58 min | PG | December 3, 2021 | Walt Disney Pictures
Greg Heffley starts middle school convinced it is a battlefield for social rank. He keeps a record of his climb in a journal he swears is not a diary. The animation finally looks like the books. The kid at the center is still a little jerk.
Greg Heffley starts middle school and treats the building as a war for social rank. He narrates his survival plan in a journal he insists is not a diary. The film is really about a kid who treats friendship as a liability and other children as obstacles to climb past. Jeff Kinney’s source novel runs on one honest idea. Greg is the hero of his own story and a coward in everyone else’s. This animated version of “Diary of a Wimpy Kid” keeps that premise and renders it in CG built to copy Kinney’s stick-figure drawings.

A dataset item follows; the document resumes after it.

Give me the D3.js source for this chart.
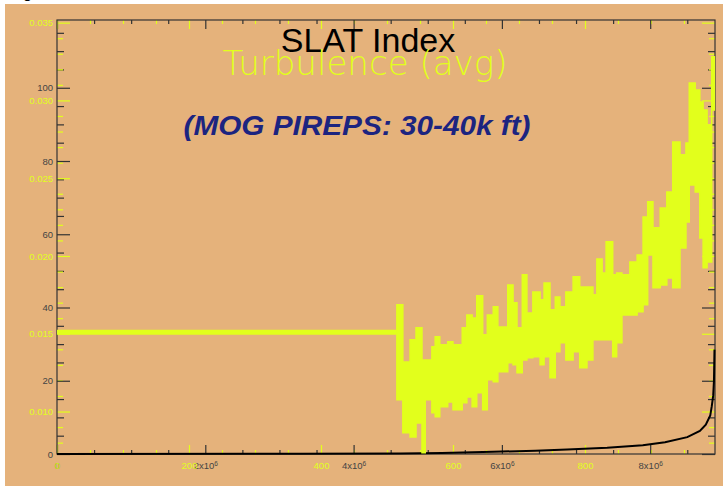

Brady Noon voices Greg with the flat confidence of a kid who never doubts his own scheming. He delivers self-serving narration without a flicker of guilt, which is the whole point of the character. Ethan William Childress voices Rowley Jefferson as the one genuinely decent kid in the cast. Childress gives Rowley a sincerity that exposes how casually Greg uses him. Hunter Dillon plays older brother Rodrick as pure adolescent menace, and Erica Cerra and Chris Diamantopoulos voice parents Susan and Frank as adults who never once catch what Greg is doing. Christian Convery voices the unsettling neighbor Fregley and commits all the way to the weirdness.
Director Swinton O. Scott III builds the film as a chain of short vignettes pulled straight from the book. The episodes sit next to each other and rarely connect into momentum. Jeff Kinney writes the script himself and protects his own jokes. The animation is the real accomplishment here. The CG models reproduce the flat, round-headed cartoons of Kinney’s pen drawings and keep their thick black outlines and limited palette. The look finally matches how readers already picture these characters in their heads.

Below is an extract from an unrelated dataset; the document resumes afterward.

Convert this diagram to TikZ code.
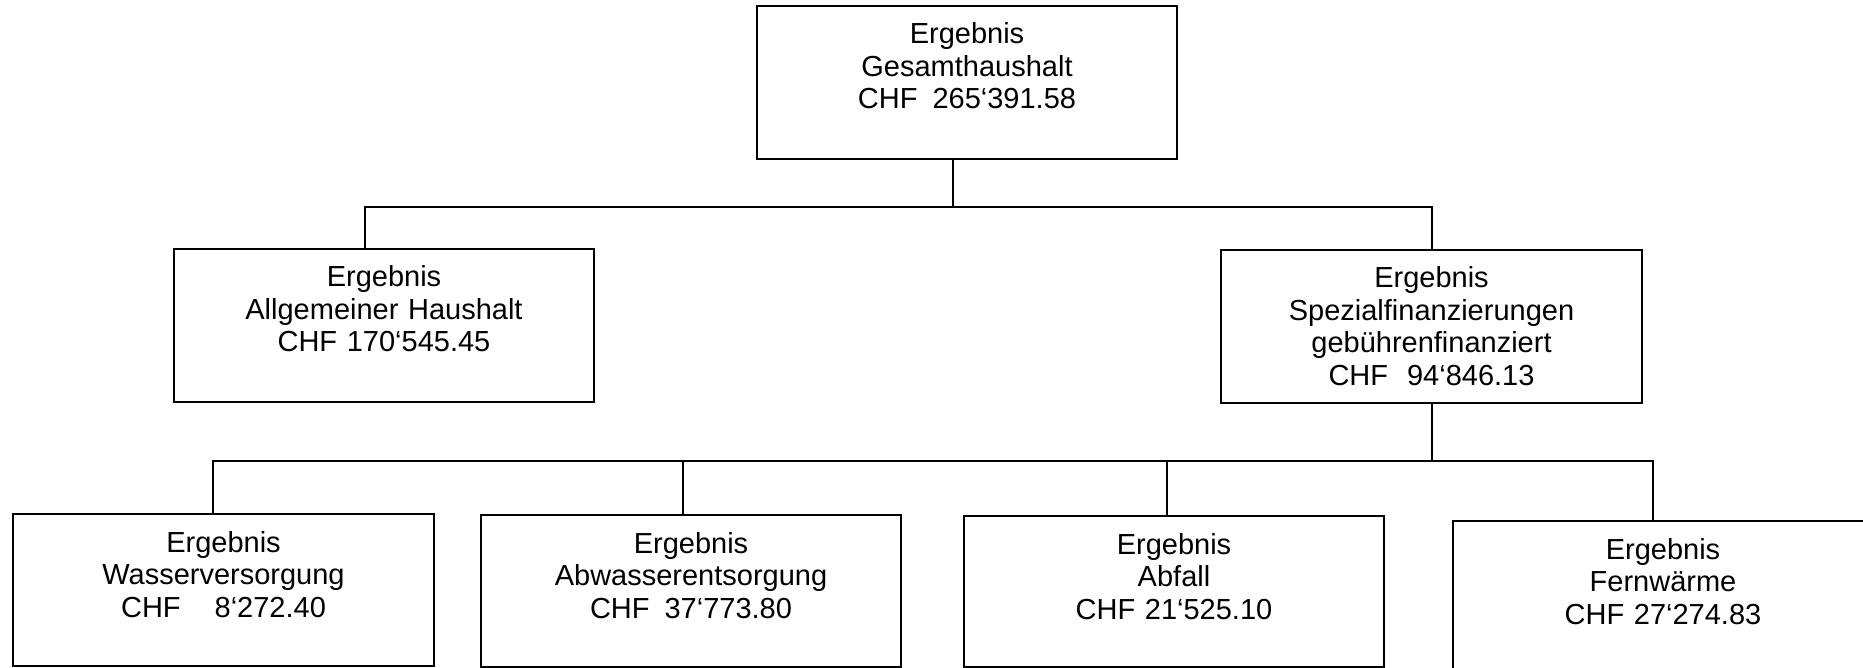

The film knows exactly what it is. It is a clean transfer of a popular book to the screen with no ambition past that. The visual style does its job and the voice cast hits the right register. The story underneath stays slight, and the stop-start structure never finds a gear. Greg learns almost nothing, and the film is honest enough not to pretend otherwise. It delivers the book and stops there.